**The task**
Output every line of the material exactly, omitting images.
>> Start Dataset excerpt
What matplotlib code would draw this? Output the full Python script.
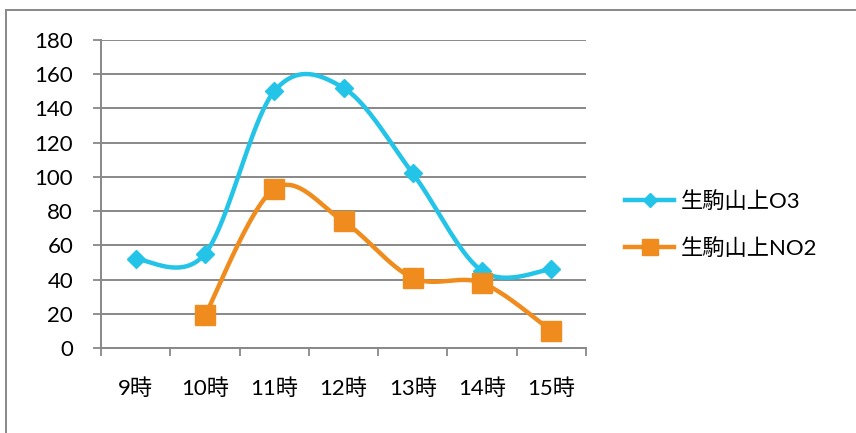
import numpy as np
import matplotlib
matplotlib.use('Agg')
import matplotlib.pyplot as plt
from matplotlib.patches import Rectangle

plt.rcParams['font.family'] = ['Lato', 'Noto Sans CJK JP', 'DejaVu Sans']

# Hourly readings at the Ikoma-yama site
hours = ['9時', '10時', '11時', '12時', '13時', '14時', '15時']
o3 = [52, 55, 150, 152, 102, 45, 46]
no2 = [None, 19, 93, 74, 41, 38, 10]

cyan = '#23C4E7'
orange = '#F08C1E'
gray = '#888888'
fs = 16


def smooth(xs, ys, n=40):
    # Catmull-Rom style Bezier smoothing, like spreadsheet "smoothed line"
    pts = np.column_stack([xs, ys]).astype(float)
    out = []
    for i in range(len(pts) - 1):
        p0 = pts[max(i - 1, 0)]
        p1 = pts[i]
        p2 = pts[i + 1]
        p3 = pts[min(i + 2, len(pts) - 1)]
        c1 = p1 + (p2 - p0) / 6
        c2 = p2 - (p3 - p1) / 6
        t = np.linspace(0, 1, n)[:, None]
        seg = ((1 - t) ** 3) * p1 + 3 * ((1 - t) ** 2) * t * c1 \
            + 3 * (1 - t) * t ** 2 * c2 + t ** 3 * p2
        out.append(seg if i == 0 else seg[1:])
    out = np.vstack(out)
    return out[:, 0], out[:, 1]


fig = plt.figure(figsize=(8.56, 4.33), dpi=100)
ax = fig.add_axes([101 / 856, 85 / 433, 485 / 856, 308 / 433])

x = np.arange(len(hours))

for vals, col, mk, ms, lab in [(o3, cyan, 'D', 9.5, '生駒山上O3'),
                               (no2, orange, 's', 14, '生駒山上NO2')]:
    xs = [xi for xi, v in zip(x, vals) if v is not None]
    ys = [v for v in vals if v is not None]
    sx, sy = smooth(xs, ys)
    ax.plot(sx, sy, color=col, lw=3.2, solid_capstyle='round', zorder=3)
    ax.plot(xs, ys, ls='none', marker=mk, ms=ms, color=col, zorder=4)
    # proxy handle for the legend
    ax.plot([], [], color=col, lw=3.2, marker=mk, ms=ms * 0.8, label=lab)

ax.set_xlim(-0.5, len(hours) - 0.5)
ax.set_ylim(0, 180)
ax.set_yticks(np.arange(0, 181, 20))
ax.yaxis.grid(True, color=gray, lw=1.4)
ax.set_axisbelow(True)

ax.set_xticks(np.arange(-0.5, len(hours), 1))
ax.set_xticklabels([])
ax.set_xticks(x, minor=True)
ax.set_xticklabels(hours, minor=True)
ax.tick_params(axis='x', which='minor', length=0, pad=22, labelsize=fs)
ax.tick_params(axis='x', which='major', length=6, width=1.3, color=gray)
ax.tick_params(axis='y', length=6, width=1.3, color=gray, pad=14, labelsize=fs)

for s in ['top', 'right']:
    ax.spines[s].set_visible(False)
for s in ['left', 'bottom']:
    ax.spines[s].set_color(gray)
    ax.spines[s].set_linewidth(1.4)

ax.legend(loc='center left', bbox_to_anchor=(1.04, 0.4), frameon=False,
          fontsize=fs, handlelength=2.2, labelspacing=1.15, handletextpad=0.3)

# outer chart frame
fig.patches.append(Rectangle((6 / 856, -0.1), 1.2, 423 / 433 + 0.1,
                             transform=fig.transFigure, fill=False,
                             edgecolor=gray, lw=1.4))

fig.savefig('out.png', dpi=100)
>> End Dataset excerpt
**Task output**
What matplotlib code would draw this? Output the full Python script.
import numpy as np
import matplotlib
matplotlib.use('Agg')
import matplotlib.pyplot as plt
from matplotlib.patches import Rectangle

plt.rcParams['font.family'] = ['Lato', 'Noto Sans CJK JP', 'DejaVu Sans']

# Hourly readings at the Ikoma-yama site
hours = ['9時', '10時', '11時', '12時', '13時', '14時', '15時']
o3 = [52, 55, 150, 152, 102, 45, 46]
no2 = [None, 19, 93, 74, 41, 38, 10]

cyan = '#23C4E7'
orange = '#F08C1E'
gray = '#888888'
fs = 16


def smooth(xs, ys, n=40):
    # Catmull-Rom style Bezier smoothing, like spreadsheet "smoothed line"
    pts = np.column_stack([xs, ys]).astype(float)
    out = []
    for i in range(len(pts) - 1):
        p0 = pts[max(i - 1, 0)]
        p1 = pts[i]
        p2 = pts[i + 1]
        p3 = pts[min(i + 2, len(pts) - 1)]
        c1 = p1 + (p2 - p0) / 6
        c2 = p2 - (p3 - p1) / 6
        t = np.linspace(0, 1, n)[:, None]
        seg = ((1 - t) ** 3) * p1 + 3 * ((1 - t) ** 2) * t * c1 \
            + 3 * (1 - t) * t ** 2 * c2 + t ** 3 * p2
        out.append(seg if i == 0 else seg[1:])
    out = np.vstack(out)
    return out[:, 0], out[:, 1]


fig = plt.figure(figsize=(8.56, 4.33), dpi=100)
ax = fig.add_axes([101 / 856, 85 / 433, 485 / 856, 308 / 433])

x = np.arange(len(hours))

for vals, col, mk, ms, lab in [(o3, cyan, 'D', 9.5, '生駒山上O3'),
                               (no2, orange, 's', 14, '生駒山上NO2')]:
    xs = [xi for xi, v in zip(x, vals) if v is not None]
    ys = [v for v in vals if v is not None]
    sx, sy = smooth(xs, ys)
    ax.plot(sx, sy, color=col, lw=3.2, solid_capstyle='round', zorder=3)
    ax.plot(xs, ys, ls='none', marker=mk, ms=ms, color=col, zorder=4)
    # proxy handle for the legend
    ax.plot([], [], color=col, lw=3.2, marker=mk, ms=ms * 0.8, label=lab)

ax.set_xlim(-0.5, len(hours) - 0.5)
ax.set_ylim(0, 180)
ax.set_yticks(np.arange(0, 181, 20))
ax.yaxis.grid(True, color=gray, lw=1.4)
ax.set_axisbelow(True)

ax.set_xticks(np.arange(-0.5, len(hours), 1))
ax.set_xticklabels([])
ax.set_xticks(x, minor=True)
ax.set_xticklabels(hours, minor=True)
ax.tick_params(axis='x', which='minor', length=0, pad=22, labelsize=fs)
ax.tick_params(axis='x', which='major', length=6, width=1.3, color=gray)
ax.tick_params(axis='y', length=6, width=1.3, color=gray, pad=14, labelsize=fs)

for s in ['top', 'right']:
    ax.spines[s].set_visible(False)
for s in ['left', 'bottom']:
    ax.spines[s].set_color(gray)
    ax.spines[s].set_linewidth(1.4)

ax.legend(loc='center left', bbox_to_anchor=(1.04, 0.4), frameon=False,
          fontsize=fs, handlelength=2.2, labelspacing=1.15, handletextpad=0.3)

# outer chart frame
fig.patches.append(Rectangle((6 / 856, -0.1), 1.2, 423 / 433 + 0.1,
                             transform=fig.transFigure, fill=False,
                             edgecolor=gray, lw=1.4))

fig.savefig('out.png', dpi=100)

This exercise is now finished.